Boris Gryzlov, who heads the State Duma lower chamber of parliament and the pro-Kremlin United Russia party, hailed the expedition as "a new stage of developing Russia's polar riches".

"This is fully in line with Russia's strategic interests," local media quoted him as saying. "I am proud our country remains the leader in conquering the Arctic."

Earlier today Canada mocked Russia's ambitions and said the expedition was nothing more than a show.

"This isn't the 15th century. You can't go around the world and just plant flags and say 'We're claiming this territory'," Canadian Foreign Minister Peter MacKay told CTV television.
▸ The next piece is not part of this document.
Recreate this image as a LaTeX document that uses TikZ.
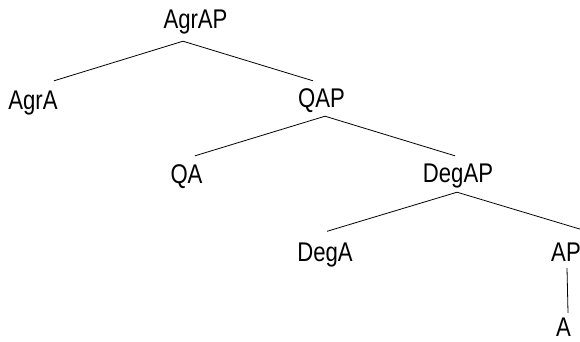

Under international law, the five states with territory inside the Arctic Circle -- Canada, Norway, Russia, the United States and Denmark via its control of Greenland -- have a 320 km (200 mile) economic zone around the north of their coastline.

Russia is claiming a larger slice extending as far as the pole because, Moscow says, the Arctic seabed and Siberia are linked by one continental shelf.

"Then Russia can give foundation to its claim to more than a million square kilometres of the oceanic shelf," said a newsreader for Russia's state news channel Vesti-24, which made the expedition its top news story.